Wednesday, July 13, 2011

The Paradox of Thrift

If I were to teach a course on Economics, or American Politics--the two most likely courses for me to teach--I'd explain why cutting the debt and the deficit now, when we're in a jobless stagnation, is certainly not going to create jobs. It is a perfect example of the Paradox of Thrift. If one family, or a small proportion are thrifty, they will thrive, and others only less so. They will be saving in an expanding economy in which most people spend too much, or almost too much, and maintain demand for goods and services. The thrifty will save more.

When everyone is thrifty, or simply isn't spending because they don't have any money, even less will be sold; there will be fewer transactions of any kind. To cut spending by governments, laying off workers, closing parks, doubling up in classrooms, even laying off police, is only going to compound the problem: even more people who did have jobs, no longer have them. How is this going to create jobs?

Why would the investor class, what the GOP calls "job creators," hire more workers, when demand is sagging even further?

Perhaps it's counter-intuitive, but if government spends more money now, in targeted ways, to employ the unemployed--there's much to do with our crumbling infrastructure that's falling far behind the world standard, for example--it will more likely erase deficits sooner than if it cut back expenditures and reinforced the "beggar thy neighbor and thyself" process that Obama has caved to. His strength was not economics.

It's very simple: if people are already spending too little to maintain the kind of demand--for goods and services--that will employ the unemployed, then cutting jobs and programs in the government sector will only make things worse. This is especially true because the investor class ("job creators") are sitting on huge piles of cash, or are investing it in places like China, so it's not a lack of capital that stymies the US--and Europe; it's low demand.

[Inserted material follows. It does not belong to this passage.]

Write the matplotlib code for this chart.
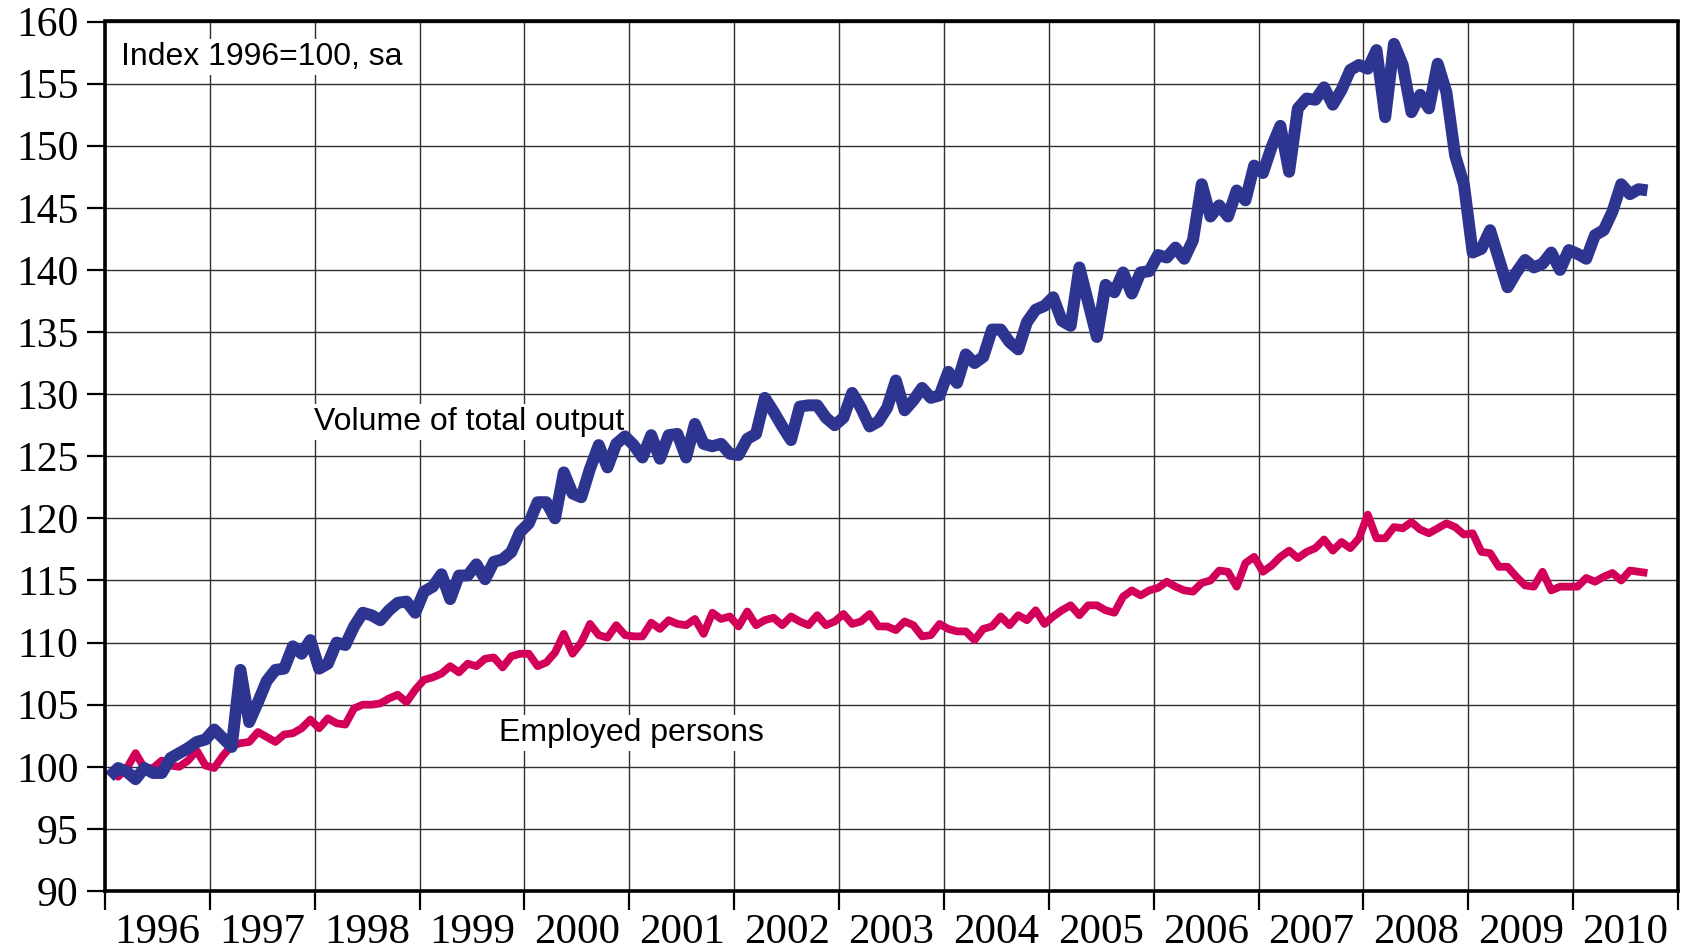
import numpy as np
import matplotlib.pyplot as plt
from matplotlib import font_manager

# Monthly index values, Jan 1996 - Sep 2010 (1996=100, seasonally adjusted)
output_volume = [
    99.2, 99.9, 99.6, 99.0, 99.9, 99.5, 99.5, 100.7, 101.1, 101.5, 102.0, 102.2,          # 1996
    103.0, 102.3, 101.6, 107.8, 103.6, 105.2, 106.9, 107.8, 107.9, 109.7, 109.1, 110.2,   # 1997
    107.9, 108.3, 110.0, 109.8, 111.3, 112.4, 112.2, 111.8, 112.6, 113.2, 113.3, 112.4,   # 1998
    114.1, 114.5, 115.5, 113.5, 115.4, 115.4, 116.3, 115.1, 116.5, 116.7, 117.3, 118.9,   # 1999
    119.6, 121.3, 121.3, 120.0, 123.7, 122.0, 121.7, 124.0, 125.9, 124.1, 126.0, 126.6,   # 2000
    125.9, 124.9, 126.7, 124.8, 126.7, 126.8, 124.9, 127.6, 126.0, 125.8, 126.0, 125.2,   # 2001
    125.1, 126.4, 126.8, 129.7, 128.6, 127.4, 126.3, 129.0, 129.1, 129.1, 128.1, 127.5,   # 2002
    128.1, 130.1, 128.9, 127.4, 127.8, 128.9, 131.1, 128.7, 129.5, 130.5, 129.7, 129.9,   # 2003
    131.8, 130.9, 133.2, 132.5, 133.0, 135.2, 135.2, 134.2, 133.6, 135.8, 136.8, 137.1,   # 2004
    137.8, 135.9, 135.5, 140.2, 137.4, 134.6, 138.8, 138.2, 139.8, 138.1, 139.8, 139.9,   # 2005
    141.2, 141.0, 141.8, 140.9, 142.4, 146.9, 144.3, 145.2, 144.3, 146.4, 145.6, 148.4,   # 2006
    147.8, 149.9, 151.6, 147.9, 153.0, 153.8, 153.7, 154.7, 153.3, 154.5, 156.1, 156.5,   # 2007
    156.2, 157.7, 152.3, 158.2, 156.5, 152.7, 154.1, 153.0, 156.6, 154.3, 149.2, 146.9,   # 2008
    141.4, 141.7, 143.2, 140.9, 138.6, 139.8, 140.8, 140.2, 140.5, 141.4, 140.0, 141.6,   # 2009
    141.3, 140.9, 142.8, 143.2, 144.7, 146.9, 146.1, 146.5, 146.4,                        # 2010
]

employed_persons = [
    99.7, 99.2, 99.9, 101.1, 99.9, 99.9, 100.5, 100.1, 100.0, 100.5, 101.3, 100.1,        # 1996
    99.9, 100.9, 101.7, 101.9, 102.0, 102.8, 102.4, 102.0, 102.6, 102.7, 103.1, 103.8,    # 1997
    103.1, 103.9, 103.5, 103.4, 104.7, 105.0, 105.0, 105.1, 105.5, 105.8, 105.2, 106.2,   # 1998
    107.0, 107.2, 107.5, 108.1, 107.6, 108.3, 108.1, 108.7, 108.8, 108.0, 108.9, 109.1,   # 1999
    109.1, 108.1, 108.4, 109.2, 110.7, 109.1, 110.0, 111.5, 110.6, 110.4, 111.4, 110.6,   # 2000
    110.5, 110.5, 111.6, 111.1, 111.8, 111.5, 111.4, 111.9, 110.7, 112.4, 111.9, 112.1,   # 2001
    111.3, 112.5, 111.4, 111.8, 112.0, 111.4, 112.1, 111.7, 111.4, 112.2, 111.4, 111.7,   # 2002
    112.3, 111.5, 111.7, 112.3, 111.3, 111.3, 111.0, 111.7, 111.4, 110.5, 110.6, 111.5,   # 2003
    111.1, 110.9, 110.9, 110.2, 111.1, 111.3, 112.1, 111.4, 112.2, 111.8, 112.6, 111.5,   # 2004
    112.1, 112.6, 113.0, 112.2, 113.0, 113.0, 112.6, 112.4, 113.7, 114.2, 113.8, 114.2,   # 2005
    114.4, 114.9, 114.5, 114.2, 114.1, 114.8, 115.0, 115.8, 115.7, 114.5, 116.4, 116.9,   # 2006
    115.7, 116.2, 116.9, 117.4, 116.8, 117.3, 117.6, 118.3, 117.4, 118.1, 117.6, 118.4,   # 2007
    120.3, 118.4, 118.4, 119.3, 119.2, 119.7, 119.1, 118.8, 119.2, 119.6, 119.3, 118.7,   # 2008
    118.8, 117.3, 117.2, 116.1, 116.1, 115.3, 114.6, 114.5, 115.7, 114.2, 114.5, 114.5,   # 2009
    114.5, 115.2, 114.9, 115.3, 115.6, 115.0, 115.8, 115.7, 115.6,                        # 2010
]

years = list(range(1996, 2011))
year_labels = [str(y) for y in years]
y_ticks = list(range(90, 161, 5))

# months plotted at the middle of each month
months = np.arange(len(output_volume))
x = 1996 + (months + 0.5) / 12

# narrow sans for the in-chart labels if available
try:
    font_manager.findfont('Liberation Sans Narrow', fallback_to_default=False)
    label_font, label_size = 'Liberation Sans Narrow', 28
except ValueError:
    label_font, label_size = 'Liberation Sans', 23

fig = plt.figure(figsize=(16.85, 9.5), dpi=100)
ax = fig.add_axes([105 / 1685, 1 - 891 / 950, 1573 / 1685, (891 - 21.5) / 950])

ax.plot(x, employed_persons, color='#D20059', lw=5.6, solid_joinstyle='round',
        solid_capstyle='butt', zorder=3)
ax.plot(x, output_volume, color='#2E3590', lw=8.6, solid_joinstyle='round',
        solid_capstyle='butt', zorder=4)

ax.set_xlim(1996, 2011)
ax.set_ylim(90, 160)

# year boundaries as major ticks, labels centred on each year
ax.set_xticks(list(range(1996, 2012)))
ax.set_xticklabels([])
ax.set_xticks([y + 0.5 for y in years], minor=True)
ax.set_xticklabels(year_labels, minor=True, fontsize=31, family='Liberation Serif')
ax.tick_params(axis='x', which='major', direction='out', length=14, width=1.6)
ax.tick_params(axis='x', which='minor', length=0, pad=16)

ax.set_yticks(y_ticks)
ax.set_yticklabels([str(v) for v in y_ticks], fontsize=30, family='Liberation Serif')
ax.tick_params(axis='y', direction='out', length=13, width=1.6, pad=6)

ax.grid(True, which='major', color='#303030', lw=1.0, zorder=1)
ax.set_axisbelow(True)

for side in ['left', 'bottom', 'top', 'right']:
    ax.spines[side].set_linewidth(2.6)
    ax.spines[side].set_zorder(5)

box = dict(facecolor='white', edgecolor='none', pad=2)
ax.text(1996.15, 156.5, 'Index 1996=100, sa', family=label_font, fontsize=label_size,
        va='baseline', ha='left', bbox=box, zorder=2)
ax.text(1997.99, 127.1, 'Volume of total output', family=label_font, fontsize=label_size,
        va='baseline', ha='left', bbox=box, zorder=2)
ax.text(1999.76, 102.1, 'Employed persons', family=label_font, fontsize=label_size,
        va='baseline', ha='left', bbox=box, zorder=2)

plt.savefig('out.png', dpi=100, facecolor='white')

Only the Federal Government can create money, and only the government can create demand when there is none: by employing people, and paying them. Despite all the anti-government sentiment in the US, governments do a lot of positive things, when it's creating demand. In the Depression, the CCC restored land destroyed by the dustbowl, roads were built, even, the WPA hired painters to paint murals for our central post offices; they are still there today. Now, a new WPA could build high-speed rail lines, or rehab neighborhoods blighted by defaults, install insulation in public or private buildings, teach smaller classes; there are lots of things the unemployed could do. Americans are among the most highly skilled of workers, but they will be decreasingly so, the longer large portions of the workforce remain out of work.

Rome tried the "beggar thy neighbor" policy in the 3rd Century: it never recovered.